I now look at my son and hope that somehow he is spared the worst of this. He is social on a level I was not, so perhaps he'll avoid the worst of it, that dark desperate fear of terminal aloneness brought on by my own failings and discomforts. He's far better looking than I was (as all hapa kids are) and is happily aware of attention he gets from girls. Of course, this brings its own set of negotiations with self and others, but I think he'll be up to that. I'll be happy if he gets past that social paralysis that dogged me into my early twenties. If he can swing down the street stepping lightly on most days, I'll have done my job and I'll be a happy old guy.
2 Comments:
Sounds like that's exactly how it's unfolding.
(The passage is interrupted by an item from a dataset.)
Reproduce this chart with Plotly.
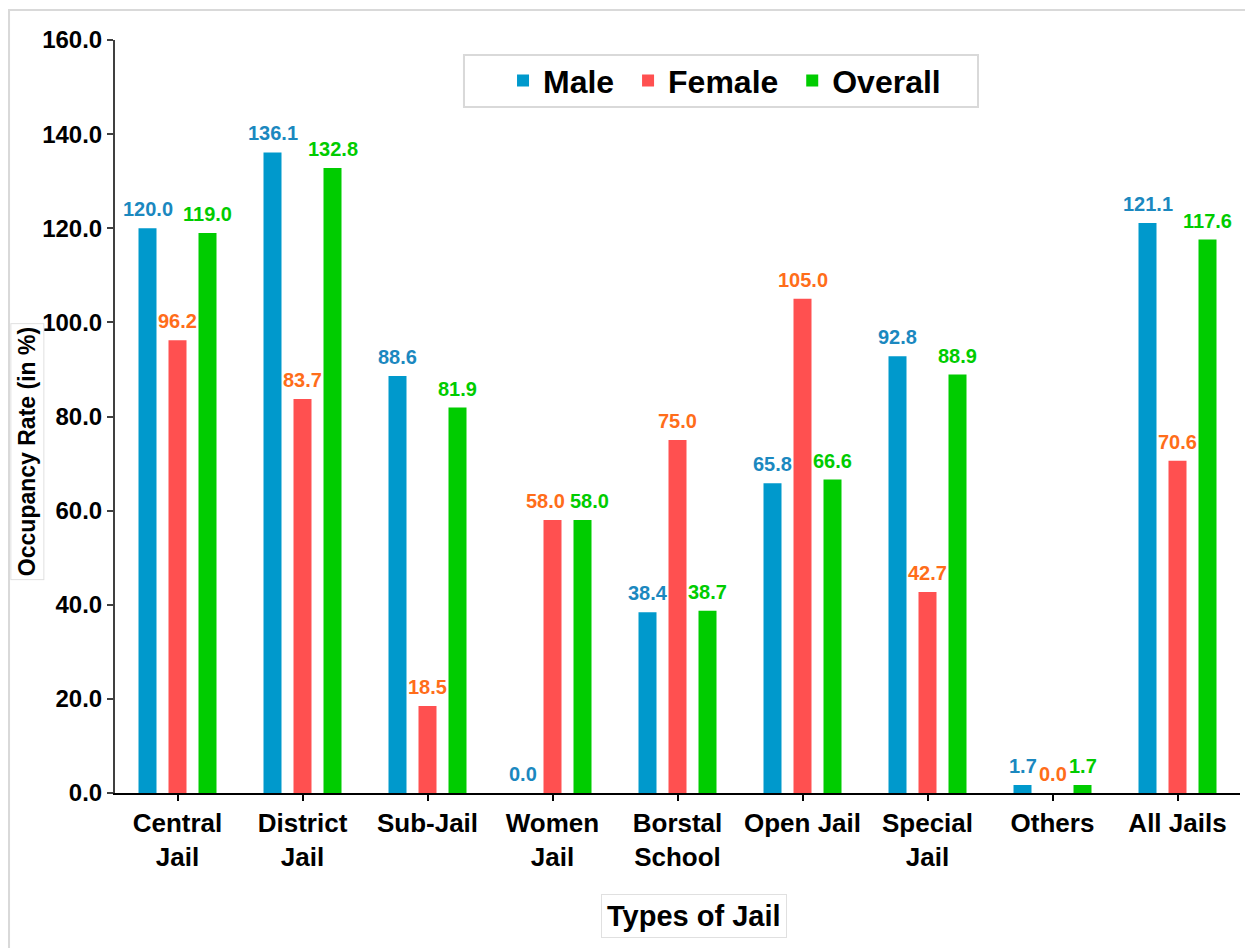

I worried about my sons turning out like me but thanks to the fact they grew up in a different environment, to me, and especially to their mother, they're quite the social little beasts. J has his introvert side but he understands and works with it and thanks to scouting and jobs and the fraternity has it quite under control. K never had that particular problem in the first place. And now, after half a century, I'm beginning to wonder if I was really born an introvert myself, or just grew it out of all the hidden fear and mistrust that seems to be dissipating finally ...
I do not miss the fear and mistrust of the world that you describe. It's good to be confident and comfortable as I am, and would really like to know how that earlier life would have turned out had I simply not been so damned afraid.
Well, I'm not too worried about Dayton. I came out of that period pretty well, but while it lasted it was intensely uncomfortable. I also think that being an introvert is neither good nor bad, it just is.
I'd like an answer to the same speculation about life between the ages of 15 and about 22, but fuck it. Unless time is circular or spherical and reincarnation exists and we get to live it again, we'll never know.
For now, Dayton has the usual amount of shyness you'd find in a relatively unassuming 9 year old, but for some reason I think he'll do better than me.